As most things do it worked itself out soon enough and life hummed along. Pretty soon I figured out that being a father wasn’t competing with my career–it was actually making me a better photographer. Having a child who had to do what I said and who couldn't cross the street on his own gave me the flexibility I needed to experiment with more documentary techniques and styles that I never would have tried with a commercial client. (Capturing a lawyer eat a lemon for the first time has yet to be on a creative brief.) Having a digital camera with a classic manual focus 50mm lens was making me better at seeing and reacting. I became more observant and decisive, yet more selective, and more willing to experiment with both the shooting and post production styles. Pretty soon, I started seeing some of the ways I photographed Alex trickling into editorial work. The aperture moved from a relatively safe f4 or f5.6 to a finicky f2 or wider. I have almost stopped using zoom lenses completely and my lighting is more about subtle texture and feel.
I started to focus on the subject.
It broke my heart the first time I heard Alex say, “cheeeeese…”
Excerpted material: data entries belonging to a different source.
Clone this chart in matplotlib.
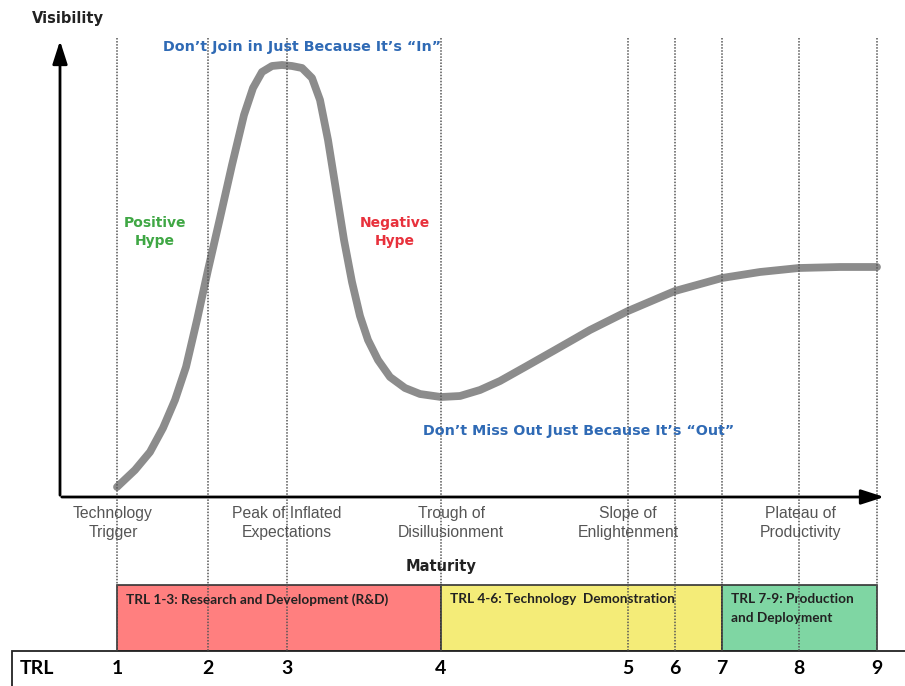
import numpy as np
import matplotlib.pyplot as plt
from matplotlib.patches import Rectangle

# TRL levels and where they sit along the maturity axis (pixel-like units)
trl_levels = [1, 2, 3, 4, 5, 6, 7, 8, 9]
trl_x = [117, 208, 287, 441, 628, 675, 722, 799, 877]

# hype curve (maturity, height from the top)
curve_x = [117, 135, 150, 163, 175, 186, 197, 208, 220, 232, 244, 253, 262, 272, 282, 292,
           302, 312, 320, 328, 336, 344, 352, 360, 368, 378, 390, 405, 420, 441, 460, 480,
           500, 525, 555, 590, 628, 675, 722, 760, 799, 840, 877]
curve_y = [487, 470, 452, 428, 400, 367, 320, 270, 218, 165, 115, 88, 72, 66, 65, 66,
           68, 78, 100, 140, 190, 240, 282, 316, 340, 360, 377, 388, 394, 397, 396, 390,
           381, 367, 350, 330, 311, 291, 278, 272, 268, 267, 267]

phases = ["Technology\nTrigger", "Peak of Inflated\nExpectations", "Trough of\nDisillusionment",
          "Slope of\nEnlightenment", "Plateau of\nProductivity"]
phase_x = [113, 287, 451, 628, 800]

bands = ["TRL 1-3: Research and Development (R&D)", "TRL 4-6: Technology  Demonstration",
         "TRL 7-9: Production\nand Deployment"]
band_start = [117, 441, 722]
band_end = [441, 722, 877]
band_colors = ["#ff7f7f", "#f4ec78", "#7fd6a3"]

fig = plt.figure(figsize=(9.05, 6.86), dpi=100)
ax = fig.add_axes([0, 0, 1, 1])
ax.set_xlim(0, 905)
ax.set_ylim(686, 0)
ax.axis("off")

# dotted TRL guide lines
for x in trl_x:
    ax.plot([x, x], [38, 651], color="#555555", lw=1.1, ls=(0, (1, 1)), zorder=3)

# axes with arrows
ax.annotate("", xy=(60, 38), xytext=(60, 498),
            arrowprops=dict(arrowstyle="-|>,head_length=1.4,head_width=0.45", color="black", lw=2))
ax.annotate("", xy=(887, 497), xytext=(59, 497),
            arrowprops=dict(arrowstyle="-|>,head_length=1.4,head_width=0.45", color="black", lw=2))
ax.text(68, 18, "Visibility", fontsize=10.5, weight="bold", ha="center", va="center", color="#222222")
ax.text(441, 567, "Maturity", fontsize=10.5, weight="bold", ha="center", va="center", color="#222222")

# hype curve
ax.plot(curve_x, curve_y, color="#8c8c8c", lw=5.6, solid_capstyle="round", solid_joinstyle="round", zorder=2)

# annotations
ax.text(302, 47, "Don\u2019t Join in Just Because It\u2019s \u201cIn\u201d", fontsize=10.3, weight="bold",
        color="#2f6ab5", ha="center", va="center", zorder=4)
ax.text(579, 431, "Don\u2019t Miss Out Just Because It\u2019s \u201cOut\u201d", fontsize=10.3, weight="bold",
        color="#2f6ab5", ha="center", va="center", zorder=4)
ax.text(155, 232, "Positive\nHype", fontsize=10, weight="bold", color="#3fa744",
        ha="center", va="center", linespacing=1.35)
ax.text(395, 232, "Negative\nHype", fontsize=10, weight="bold", color="#e8313c",
        ha="center", va="center", linespacing=1.35)

for name, x in zip(phases, phase_x):
    ax.text(x, 523, name, fontsize=11.3, color="#555555", ha="center", va="center",
            family="Liberation Sans", linespacing=1.3)

# TRL bands
for name, x0, x1, c in zip(bands, band_start, band_end, band_colors):
    ax.add_patch(Rectangle((x0, 585), x1 - x0, 66, facecolor=c, edgecolor="#333333", lw=1.2, zorder=1))
    ax.text(x0 + 9, 593, name, fontsize=9.8, weight="bold", family="Lato", color="#222222",
            ha="left", va="top", linespacing=1.75, zorder=4)

# TRL row
ax.add_patch(Rectangle((12, 651), 905, 40, facecolor="white", edgecolor="#222222", lw=1.3, zorder=1))
ax.text(20, 669, "TRL", fontsize=14, weight="bold", family="Lato", ha="left", va="center")
for lvl, x in zip(trl_levels, trl_x):
    ax.text(x, 669, str(lvl), fontsize=14, weight="bold", family="Lato", ha="center", va="center")

fig.savefig("out.png", dpi=100)
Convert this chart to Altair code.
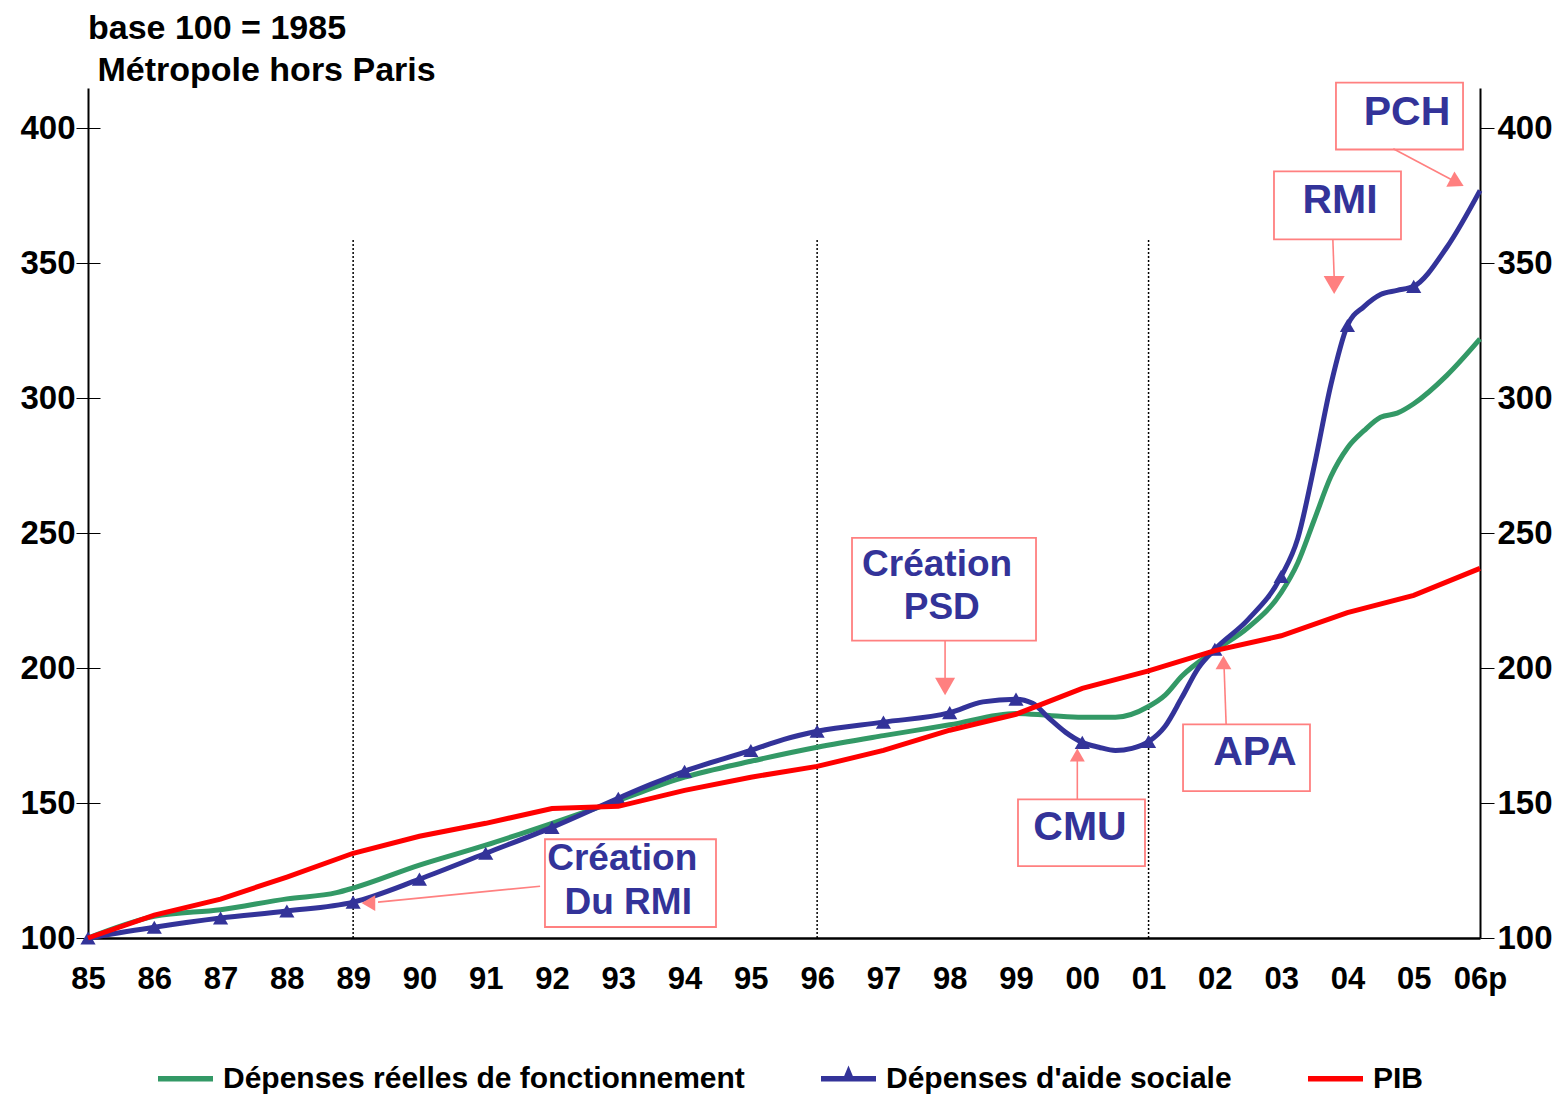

“Alex,” I told him, “we are NOT a cheese family!” I want him to be him, not thinking about what he thinks I want him to do. When he does direct his baby blues my way, I know that he’s looking at me, not the lens. (Okay, sometime he’s looking at his own reflection in the lens...) We have other rules too. If he wants me to put down the camera and play, I drop it and we play. While my little runny-nosed muse makes me a better photographer, I need to be sure that the camera does not make me a worse father. iPhone aside, I rarely have my camera on me. A camera can be a way to experience and record life but it's no replacement for the real thing.